Sunday, 15 June 2008

What's 'Happening' is a letdown


According to this review, the latest horror thriller from M. Night Shyamalan is a letdown.



What a great idea is "The Happening."


What a disappointing film.


The latest horror thriller from M. Night Shyamalan benefits greatly from Shyamalan's highly intriguing premise. But it suffers just as much from Shyamalan's weak dialogue, stilted direction and inability to connect with his actors.


In the best of all possible worlds, he would have developed his story and then handed it off to someone else to write the script and direct it. But this is M. Night Shyamalan, who burst onto the scene with the extraordinary "The Sixth Sense" and followed up a film later with the powerful "Signs."
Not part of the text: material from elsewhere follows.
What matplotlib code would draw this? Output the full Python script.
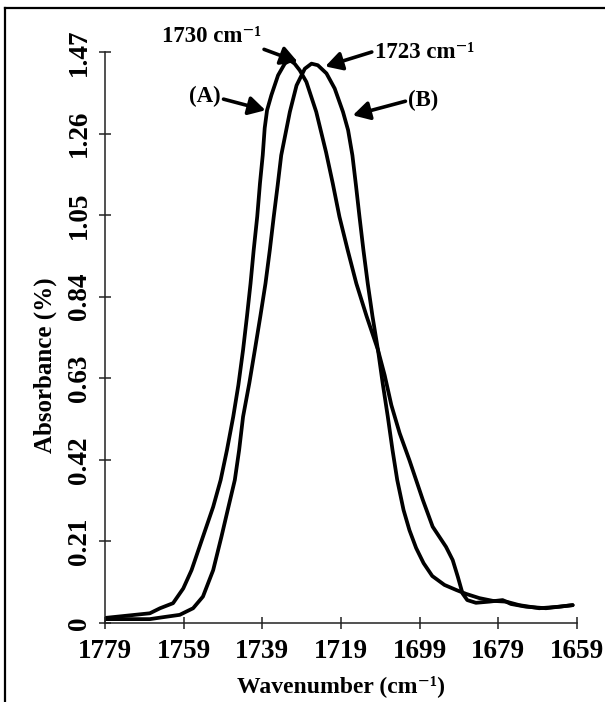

Since then, however, he has seemingly lost the magic. "The Happening" shows flashes of his old brilliance, especially in the last 10 minutes. But getting there is not worth the effort.
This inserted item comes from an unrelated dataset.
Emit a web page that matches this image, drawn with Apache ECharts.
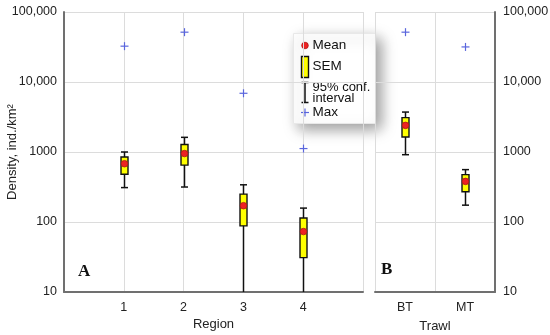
<!DOCTYPE html>
<html><head><meta charset="utf-8">
<script src="https://cdn.jsdelivr.net/npm/echarts@6/dist/echarts.min.js"></script>
<style>html,body{margin:0;padding:0;background:#fff}#c{width:550px;height:335px}</style>
</head><body><div id="c"></div>
<script>
// ---- data ----
const regions = ['1', '2', '3', '4'];
const regionX = [1, 2, 3, 4];
const regionCiLow = [310, 316, 1, 1];     // lower CI of regions 3,4 falls below the axis
const regionSemLow = [480, 650, 88, 31];
const regionMean = [680, 950, 171, 73];
const regionSemHigh = [850, 1280, 250, 114];
const regionCiHigh = [1000, 1620, 340, 158];
const regionMax = [32500, 51500, 6900, 1120];

const trawls = ['BT', 'MT'];
const trawlCiLow = [915, 174];
const trawlSemLow = [1640, 270];
const trawlMean = [2400, 380];
const trawlSemHigh = [3100, 475];
const trawlCiHigh = [3720, 560];
const trawlMax = [51500, 31700];

const yTicks = [10, 100, 1000, 10000, 100000];

// ---- styles ----
const FONT = "'Liberation Sans', Arial, sans-serif";
const AXIS_COLOR = '#707070';
const GRID_COLOR = '#dcdcdc';
const BOX_W = 7, CAP_W = 7;
const YELLOW = '#ffff00', RED = '#ee2222', BLUE = '#5a66dd';

function fmtY(v) {
  return v >= 10000 ? v.toLocaleString('en-US') : String(v);
}

function renderBox(params, api) {
  const x = api.value(0);
  const pLo = api.coord([x, api.value(1)]);
  const pSl = api.coord([x, api.value(2)]);
  const pM = api.coord([x, api.value(3)]);
  const pSh = api.coord([x, api.value(4)]);
  const pHi = api.coord([x, api.value(5)]);
  const pMax = api.coord([x, api.value(6)]);
  const cx = Math.round(pM[0]) + 0.5;
  const ls = { stroke: '#111', lineWidth: 1.5, fill: null };
  return {
    type: 'group',
    children: [
      { type: 'line', shape: { x1: cx, y1: pLo[1], x2: cx, y2: pHi[1] }, style: ls },
      { type: 'line', shape: { x1: cx - CAP_W / 2, y1: pLo[1], x2: cx + CAP_W / 2, y2: pLo[1] }, style: ls },
      { type: 'line', shape: { x1: cx - CAP_W / 2, y1: pHi[1], x2: cx + CAP_W / 2, y2: pHi[1] }, style: ls },
      { type: 'rect', shape: { x: cx - BOX_W / 2, y: pSh[1], width: BOX_W, height: pSl[1] - pSh[1] },
        style: { fill: YELLOW, stroke: '#111', lineWidth: 1.4 } },
      { type: 'circle', shape: { cx: cx, cy: pM[1], r: 3.3 },
        style: { fill: RED, stroke: '#b01818', lineWidth: 0.8 } },
      { type: 'line', shape: { x1: cx - 4, y1: pMax[1], x2: cx + 4, y2: pMax[1] }, style: { stroke: BLUE, lineWidth: 1.2 } },
      { type: 'line', shape: { x1: cx, y1: pMax[1] - 4, x2: cx, y2: pMax[1] + 4 }, style: { stroke: BLUE, lineWidth: 1.2 } }
    ]
  };
}

const regionData = regionX.map((x, i) => [x, regionCiLow[i], regionSemLow[i], regionMean[i], regionSemHigh[i], regionCiHigh[i], regionMax[i]]);
const trawlData = trawls.map((t, i) => [i, trawlCiLow[i], trawlSemLow[i], trawlMean[i], trawlSemHigh[i], trawlCiHigh[i], trawlMax[i]]);

const yCommon = {
  type: 'log', min: yTicks[0], max: yTicks[yTicks.length - 1], logBase: 10,
  axisLine: { show: true, lineStyle: { color: AXIS_COLOR, width: 2 } },
  axisTick: { show: false },
  splitLine: { show: true, lineStyle: { color: GRID_COLOR, width: 1 } },
  axisLabel: { formatter: fmtY, color: '#222', fontSize: 12.5, fontFamily: FONT }
};

const chart = echarts.init(document.getElementById('c'), null, { renderer: 'canvas' });
chart.setOption({
  animation: false,
  grid: [
    { left: 64, top: 12, width: 299, height: 280, containLabel: false, outerBoundsMode: 'none' },
    { left: 375, top: 12, width: 120, height: 280, containLabel: false, outerBoundsMode: 'none' }
  ],
  xAxis: [
    {
      gridIndex: 0, type: 'value', min: 0, max: 5, interval: 1,
      axisLine: { show: true, onZero: false, lineStyle: { color: AXIS_COLOR, width: 2 } },
      axisTick: { show: false },
      splitLine: { show: true, lineStyle: { color: GRID_COLOR, width: 1 } },
      axisLabel: { color: '#222', fontSize: 12.5, fontFamily: FONT, margin: 9,
        formatter: v => (v >= 1 && v <= regions.length) ? regions[v - 1] : '' },
      name: 'Region', nameLocation: 'middle', nameGap: 26, nameMoveOverlap: false,
      nameTextStyle: { color: '#222', fontSize: 13, fontFamily: FONT }
    },
    {
      gridIndex: 1, type: 'category', data: trawls, boundaryGap: true,
      axisLine: { show: true, onZero: false, lineStyle: { color: AXIS_COLOR, width: 2 } },
      axisTick: { show: false },
      splitLine: { show: true, interval: 0, lineStyle: { color: GRID_COLOR, width: 1 } },
      axisLabel: { color: '#222', fontSize: 12.5, fontFamily: FONT, margin: 9 },
      name: 'Trawl', nameLocation: 'middle', nameGap: 28, nameMoveOverlap: false,
      nameTextStyle: { color: '#222', fontSize: 13, fontFamily: FONT }
    }
  ],
  yAxis: [
    Object.assign({}, yCommon, {
      gridIndex: 0, position: 'left',
      axisLabel: Object.assign({}, yCommon.axisLabel, { margin: 7 }),
      name: 'Density, ind./km²', nameLocation: 'middle', nameGap: 45, nameRotate: 90, nameMoveOverlap: false,
      nameTextStyle: { color: '#222', fontSize: 13, fontFamily: FONT }
    }),
    Object.assign({}, yCommon, {
      gridIndex: 1, position: 'right',
      axisLabel: Object.assign({}, yCommon.axisLabel, { margin: 8 })
    })
  ],
  series: [
    { type: 'custom', xAxisIndex: 0, yAxisIndex: 0, data: regionData, renderItem: renderBox, clip: true, z: 5 },
    { type: 'custom', xAxisIndex: 1, yAxisIndex: 1, data: trawlData, renderItem: renderBox, clip: true, z: 5 }
  ],
  graphic: [
    { type: 'text', left: 78, top: 263, z: 10,
      style: { text: 'A', font: "bold 17px 'Liberation Serif', 'DejaVu Serif', serif", fill: '#111' } },
    { type: 'text', left: 381, top: 261, z: 10,
      style: { text: 'B', font: "bold 17px 'Liberation Serif', 'DejaVu Serif', serif", fill: '#111' } },
    {
      type: 'group', left: 293, top: 33, z: 20,
      children: [
        { type: 'rect', shape: { x: 0, y: 0, width: 82, height: 90 },
          style: { fill: '#fff', stroke: '#e8e8e8', lineWidth: 1, shadowBlur: 14, shadowOffsetX: 5, shadowOffsetY: 5, shadowColor: 'rgba(0,0,0,0.4)' } },
        { type: 'circle', shape: { cx: 11.5, cy: 12, r: 3.3 }, style: { fill: RED, stroke: '#b01818', lineWidth: 0.8 } },
        { type: 'text', x: 19, y: 12, style: { text: 'Mean', font: "13.5px " + FONT, fill: '#111', verticalAlign: 'middle' } },
        { type: 'rect', shape: { x: 8, y: 23, width: 7, height: 21 }, style: { fill: YELLOW, stroke: '#111', lineWidth: 1.4 } },
        { type: 'text', x: 19, y: 33, style: { text: 'SEM', font: "13.5px " + FONT, fill: '#111', verticalAlign: 'middle' } },
        { type: 'line', shape: { x1: 11.5, y1: 49, x2: 11.5, y2: 69 }, style: { stroke: '#111', lineWidth: 1.5 } },
        { type: 'line', shape: { x1: 8, y1: 49, x2: 15, y2: 49 }, style: { stroke: '#111', lineWidth: 1.5 } },
        { type: 'line', shape: { x1: 8, y1: 69, x2: 15, y2: 69 }, style: { stroke: '#111', lineWidth: 1.5 } },
        { type: 'text', x: 19, y: 54, style: { text: '95% conf.', font: "13px " + FONT, fill: '#111', verticalAlign: 'middle' } },
        { type: 'text', x: 19, y: 65, style: { text: 'interval', font: "13px " + FONT, fill: '#111', verticalAlign: 'middle' } },
        { type: 'line', shape: { x1: 7.5, y1: 79, x2: 15.5, y2: 79 }, style: { stroke: BLUE, lineWidth: 1.2 } },
        { type: 'line', shape: { x1: 11.5, y1: 75, x2: 11.5, y2: 83 }, style: { stroke: BLUE, lineWidth: 1.2 } },
        { type: 'text', x: 19, y: 79, style: { text: 'Max', font: "13.5px " + FONT, fill: '#111', verticalAlign: 'middle' } }
      ]
    }
  ]
});
</script>
</body></html>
Mark Wahlberg is absolutely and atypically dreadful in the role of a Philadelphia high school science teacher.


Some unknown incident in New York City causes people to become disoriented and kill themselves. The immediate thought is that it was caused by terrorists, and, just to be safe, Walhberg's character decides to flee to the country with his wife and a fellow teacher, played by John Leguizamo.
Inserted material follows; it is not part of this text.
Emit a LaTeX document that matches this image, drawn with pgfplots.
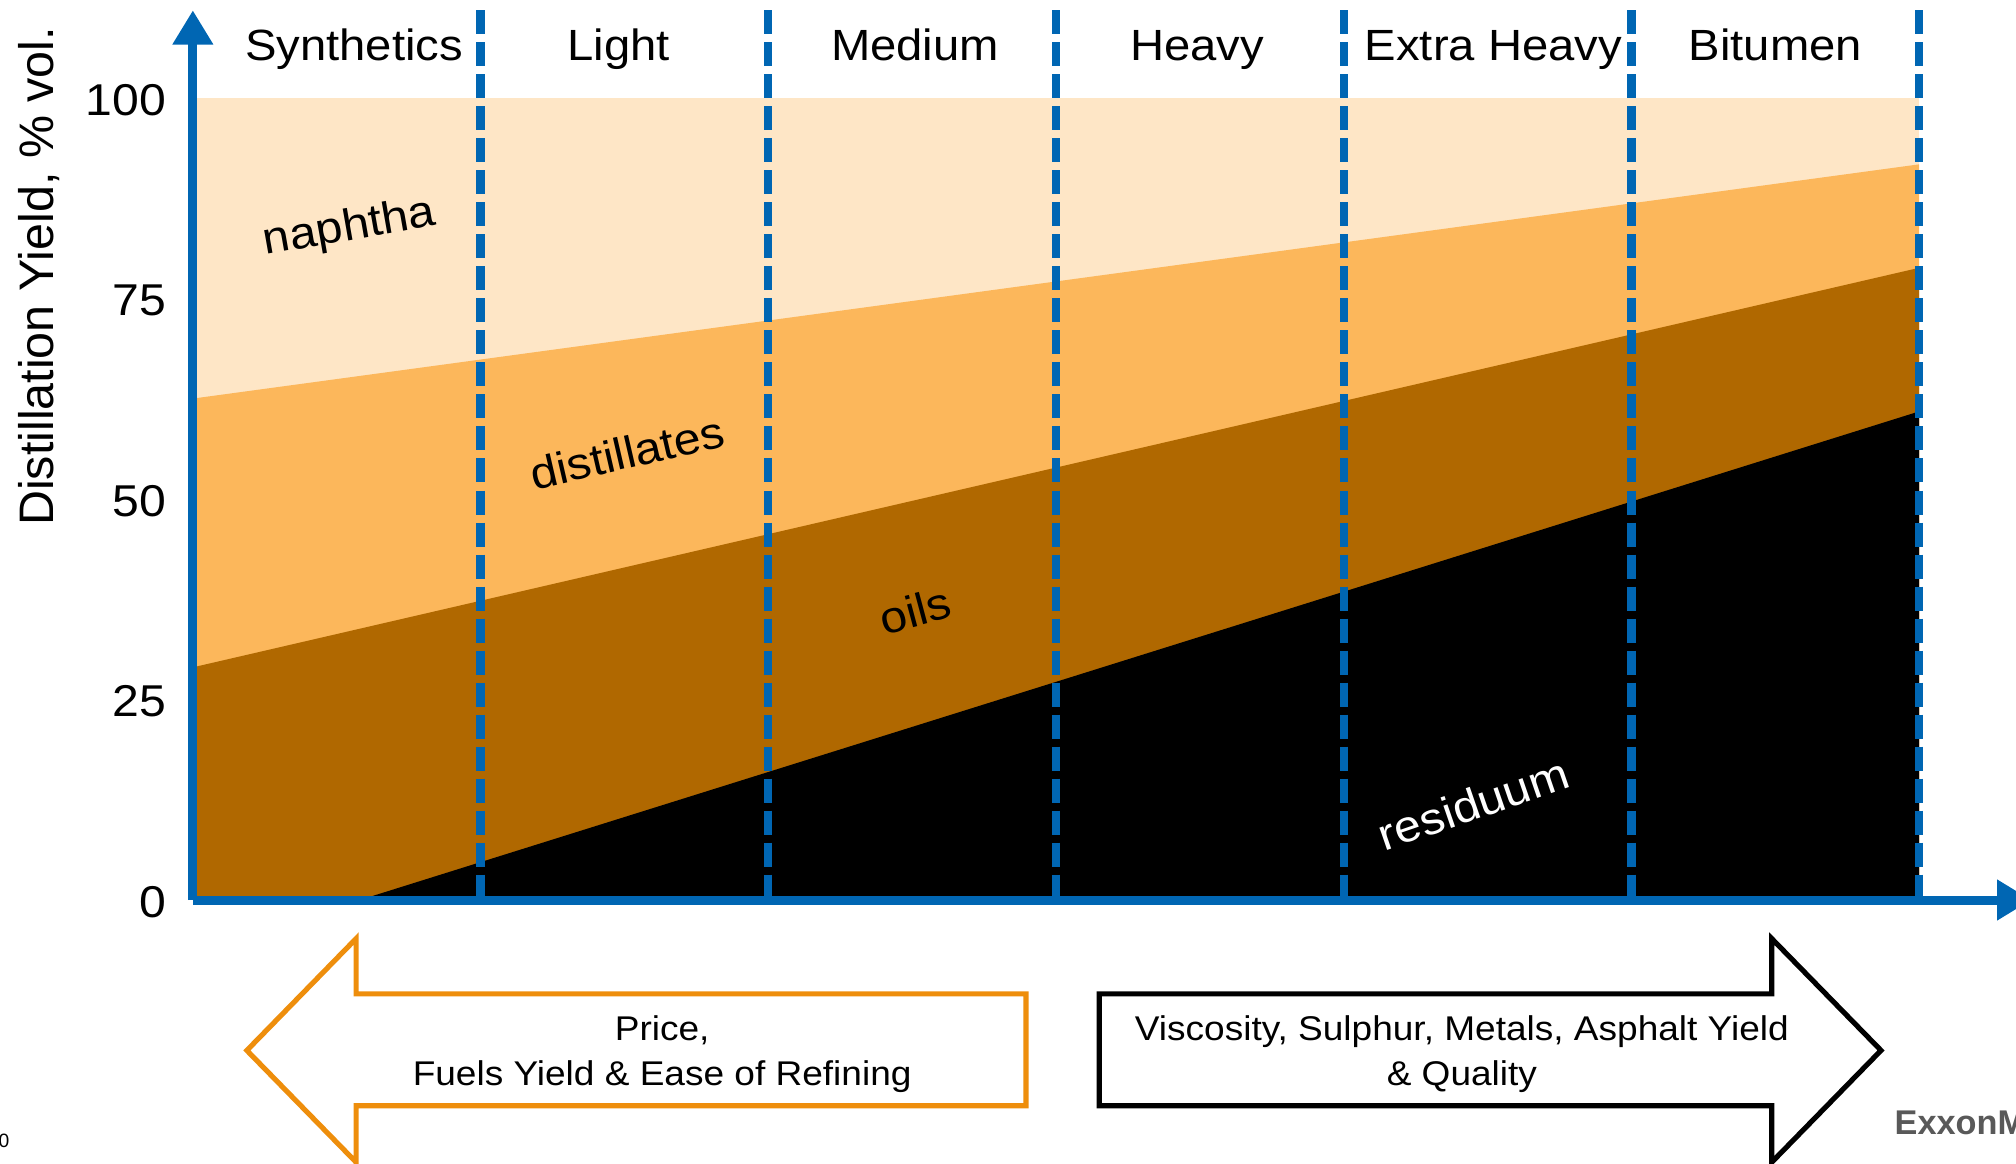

When Leguizamo is no worse than the rest of the cast, you know you're going to be in for a rough film. Especially when the cast includes the usually solid Zooey Deschanel, who plays Wahlberg's wife.


As the three of them and the daughter of Leguizamo's character head deeper into the country, they meet a number of character actors who are no better than the rest of the cast.


Things finally improve toward the end, when they encounter a crazy woman played by Betty Buckley. Finally, Shyamalan creates a character who interests him, someone who is Hitchcockian.


Tak Fujimoto's cinematography is crisply evocative, as always, and even James Newton Howard's musical score helps set the mood.


But the mood is consistently sabotaged by Shyamalan and the actors he has hired. Everything about the film feels forced, from the dialogue to the way it is said. And even when Shyamalan does the right thing with his camera, which is most of the time, it doesn't have the conviction of its movements.


We can watch it and appreciate what the film is trying to make us feel, but we never feel it.
The movie's best feature is the premise, that something in the air reverses the inhibitors in the brain that keep us from harming ourselves.


The images of people stopping dead in their tracks and then finding ways to kill themselves are chilling -- or they would be if they were executed better. One bit, involving a policeman's gun, is particularly effective.


But then, we learn what is causing this all to happen, and the reason is especially stupid. We waited the entire movie, we think, for this?